Like many of our most beloved pets, Momma Cat was a rescue animal from the beginning. Wendi Billips wasn’t necessarily in the market for a pet at the time, and Momma Cat had some health problems at the time.
“Momma Cat was found when a kitten, and she had bot fly larva in her neck,” Wendi explained. “We removed it and nursed her back to health.”
As happens sometimes, Momma became a momma before she made it to the vet to get spayed, and she delivered a litter of three sweet, beautiful little kittens, who are still part of the Billips family today.
Then, one day, she escaped the safe confines of the home and encountered a community dog that wasn’t so friendly.

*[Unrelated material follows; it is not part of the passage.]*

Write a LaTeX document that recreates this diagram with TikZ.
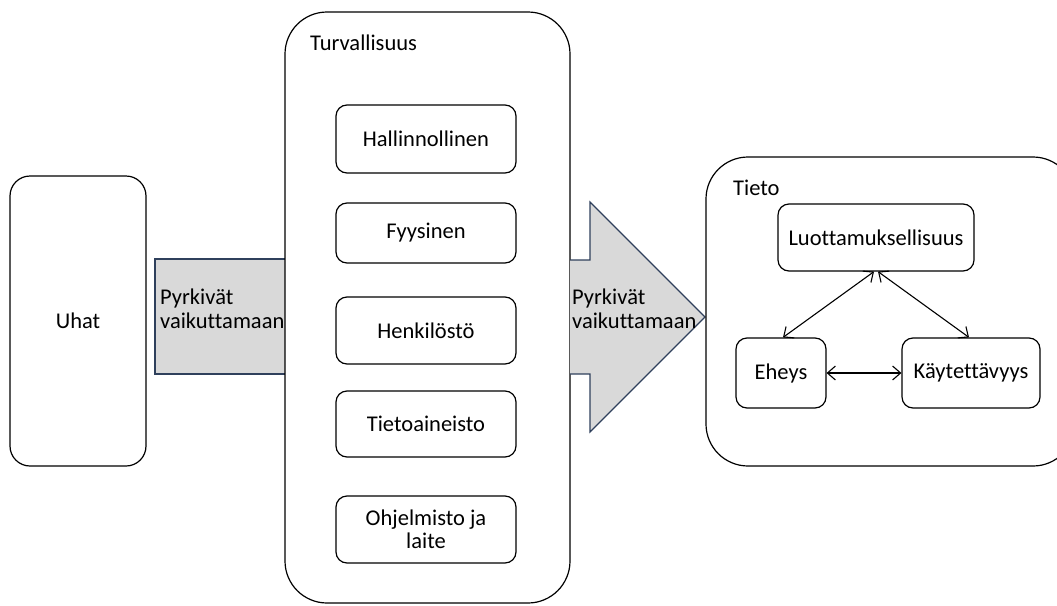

The dog treed Momma Cat, running her so far up a pine tree during a driving rain storm that Wendi and Marvin tried all day and night to call her down with no luck.
“Bluefield Rescue came out the next morning [to try to help], but she was nowhere to be found,” Wendi recalled.
The Billipses feared Momma Cat was gone for good, but they noticed that the dog kept sniffing around an old couch they had deposited for trash pickup. The couple moved the couch, and there, cowering under the discarded piece of worn-out furniture was their fur baby, Momma Cat. She could barely move, and they couple later learned she had somehow been partially paralyzed in the ordeal, but with every ounce of strength and effort she had left, she managed to drag her aching body to her people.
“I know with all the pain, all she wanted was to be held,” Wendi said. “She purred, although she was paralyzed in her back and legs at the time.”
Wendi was thrilled to find Momma Cat, but she was heartbroken at the same time. Out of work for a period of time herself for her own back surgeries, her family didn’t have the additional funds to pay for the surgeries she instinctively knew it would take to fix Momma Cat’s broken body, and her heart wouldn’t let her baby live in the pain she knew she must be in.
“Everything I had went to my animals [even before this]. They ate before me some days,” Wendi said.
She immediately got in touch with her friend, Katherine Nelson, a friend and animal advocate, who put Wendi in touch with Bay and the Humane Society. Thanks to the Humane Society, funds were made available for diagnostic tests and X-rays with All Creatures Veterinary Clinic. There, Dr. William Streit told the Billips family that Momma Cat’s leg was shattered and that her back was broken. He knew he could fix her leg with surgery, but the back was questionable.
Still Wendi said she could feel that her cat wanted to live and was willing to fight to get better. So, with the support of the Humane Society and the group’s tremendous animal advocates, she stayed on board, too, and gave the OK to proceed with surgery and therapy. After Momma Cat’s surgery and a week in the animal hospital, the kitty went home with Wendi and her family, where she gradually began to use her legs again, indicating her back was healing and that she would recover fully.
Throughout the ordeal, Wendi said the Humane Society raised the funds to pay for all of Momma Cat’s treatment and care, which ultimately totaled more than $1,200. She indicated that words could not describe how grateful she and her family are for their work, kindness and caring.
Today, she said no one would ever know the ordeal Momma Cat has survived, thanks to the Mercer County Humane Society and the quality of care she received in the wake of the near-fatal disaster. Wendi said she knew the story would end well when she took her back to the vet’s office to have her pin removed and Momma Cat jumped off the X-ray table and the feline made her human chase her around the table.
“I brought her home, and I swear, she thinks she’s the bionic cat. Momma is living the life with her girls and enjoying her new gift of life,” Wendi said. “Without Kim [Bay] and the Humane Society, this would not have been possible. Momma is forever grateful, and so am I. Thank you.”